The Writings of Thomas Paine (G.P. Putnam: 1896; orig. 1809), p. 323.

It is to be hoped some humane person will, on account of our people on the frontiers, as well as of the Indians, undeceive them with respect to the present the Missionaries have made them, and which they call a good book, containing, they say, the will and laws of the GREAT SPIRIT. Can those Missionaries suppose that the assassination of men, women, and children, and sucking infants, related in the books ascribed to Moses, Joshua, etc., and blasphemously said to be done by the command of the Lord, the Great Spirit, can be edifying to our Indian neighbours, or advantageous to us? Is not the Bible warfare the same kind of warfare as the Indians themselves carry on, that of indiscriminate destruction, and against which humanity shudders?

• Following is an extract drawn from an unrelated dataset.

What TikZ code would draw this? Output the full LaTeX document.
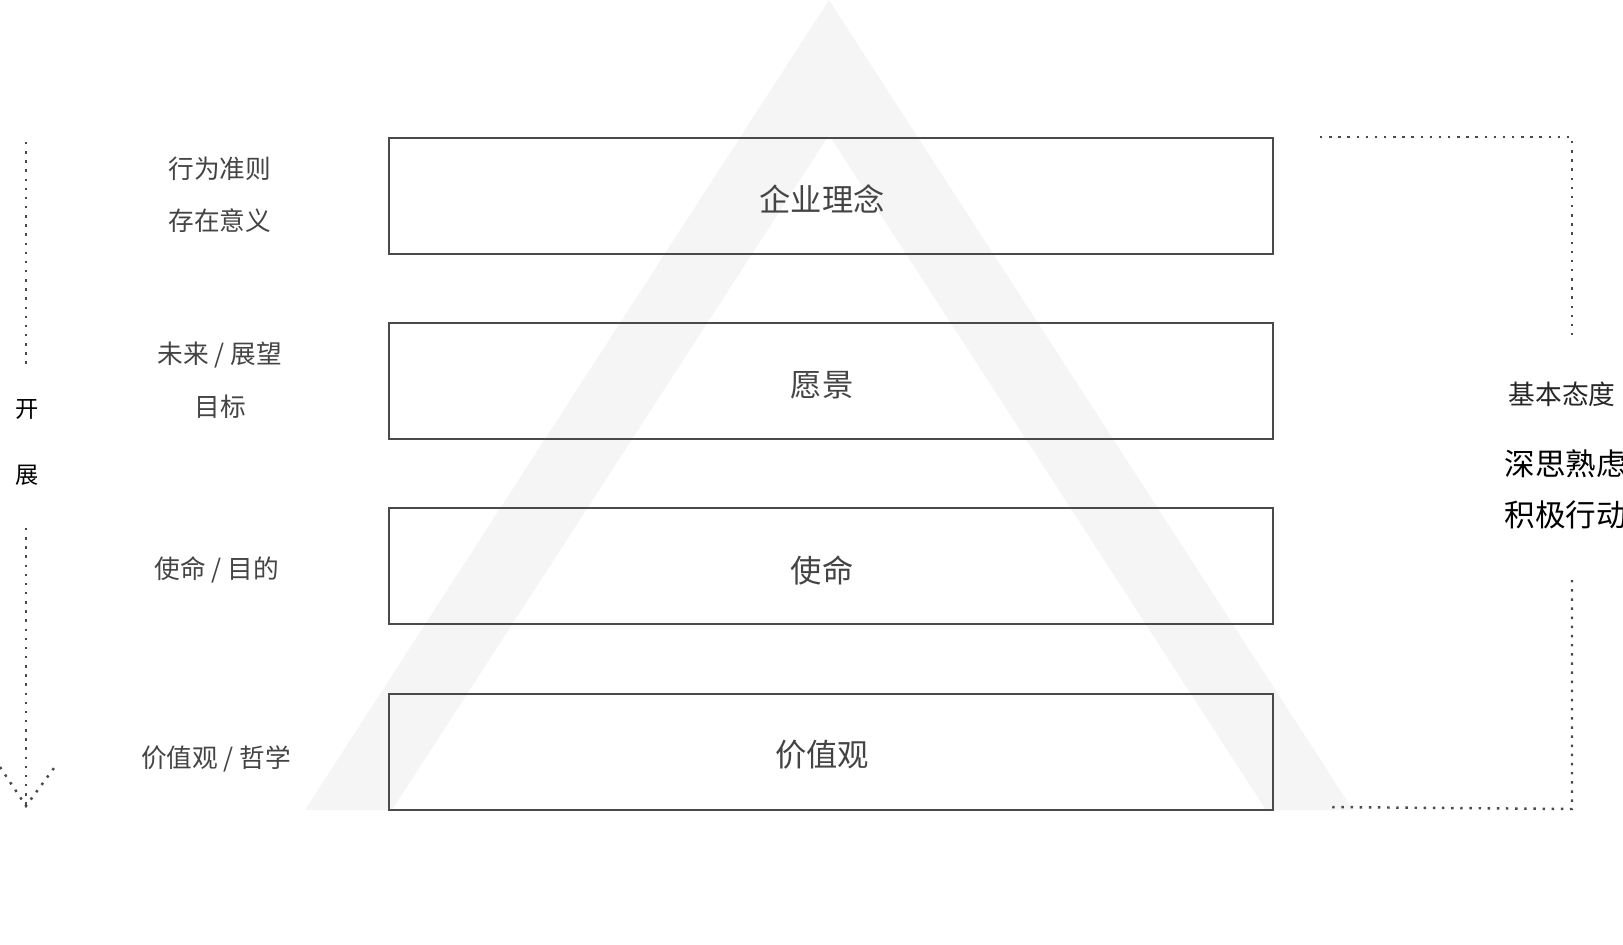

Can the horrid examples and vulgar obscenity with which the Bible abounds improve the morals or civilize the manners of the Indians? Will they learn sobriety and decency from drunken Noah and beastly Lot ; or will their daughters be edified by the example of Lot’s daughters? Will the prisoners they take in war be treated the better by their knowing the horrid story of Samuel’s hewing Agag in pieces like a block of wood, or David’s putting them under harrows of iron? Will not the shocking accounts of the destruction of the Canaanites, when the Israelites invaded their country, suggest the idea that we may serve them in the same manner, or the accounts stir them up to do the like to our people on the frontiers, and then justify the assassination by the Bible the Missionaries have given them? Will those Missionary Societies never leave off doing mischief?